Ward went to Nontraditional Employment for Women to get help preparing for the tests and interview, which she passed. Three and half months elapsed before she was put to work on a plumbing job; the rest of her classmates, all male, had been hired by plumbing contractors and were getting paid for the days they were in school. Ward kept calling the union hall regularly until she received an order to report to work in June 1986 at First Avenue and 38th Street. Throughout her apprenticeship she made every effort to learn all she could about the trade, the industry, and the union. In addition to her apprenticeship, she attended Mechanics Institute courses and received a design certificate.

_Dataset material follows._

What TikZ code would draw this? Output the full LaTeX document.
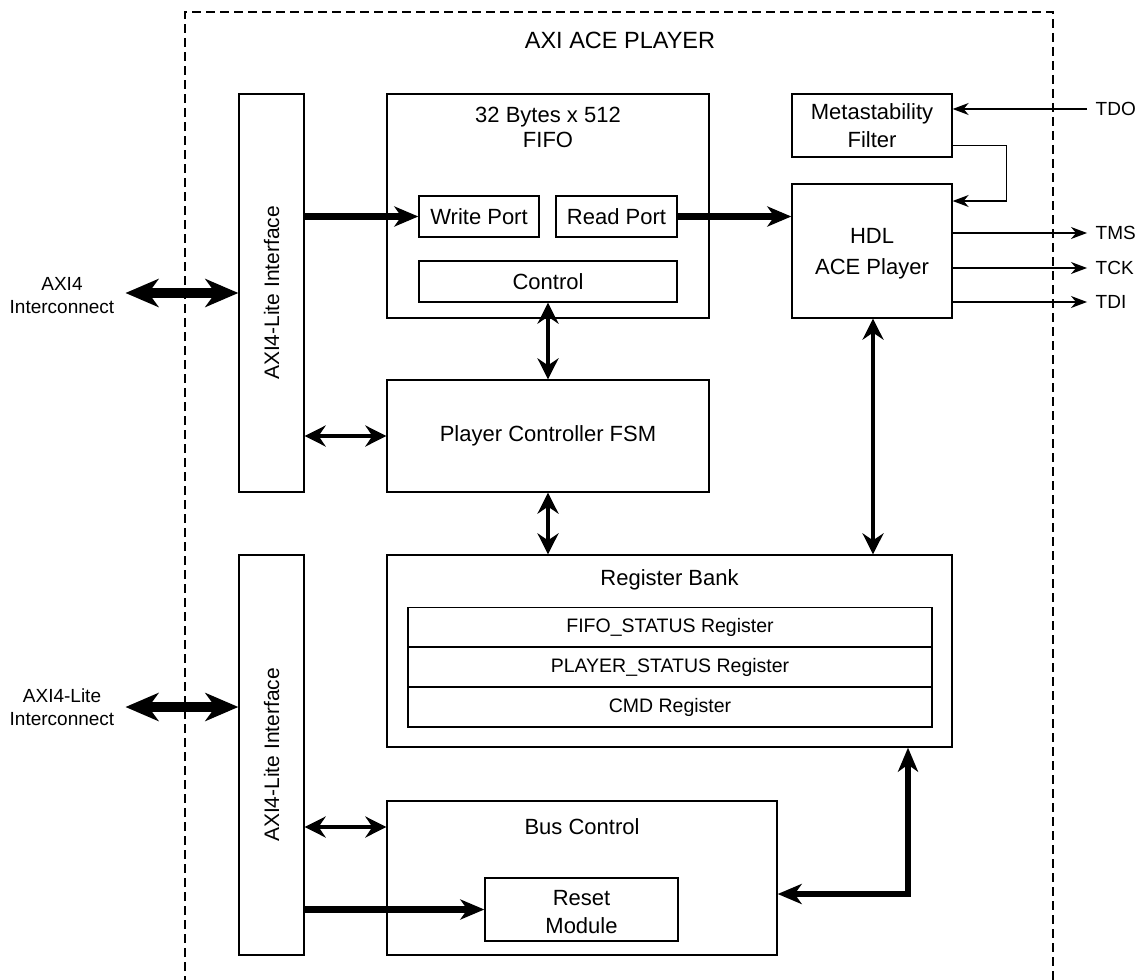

In spring 1990 Ward completed her apprenticeship. Of the three women who entered the apprenticeship program in 1985, Ward was the only one who graduated. Her belief that things would improve on the job now that she had a journeyman’s card was quickly dashed. Determined to fight discrimination and harassment, she testified in March 1990 at a public hearing before New York City Commission on Human Rights. For the next two years Ward explored every possible avenue to challenge the system but quickly learned that she was being blacklisted. In 1991 she worked a total of five months; in 1992 she did not work in New York City at all.

In October 1992 Ward took to the road, becoming a “boomer,” a worker who travels to worksites around the country. During the next five years she worked out of 21 union halls in 15 states she’d never visited before. She acquired a range of new skills, mastered her trade, and learned how to navigate the boomer network.

After years of traveling, Ward returned to New York City, earned a master plumbing license, and set up a shop as an independent contractor. Her company, Isis Plumbing, established in spring 2001, is one of the few woman-owned plumbing firms in the city.

In her oral history Ward describes the consequences of blacklisting, her repeated efforts to improve a flawed system, and the rewards of being a journeyman boomer on the road.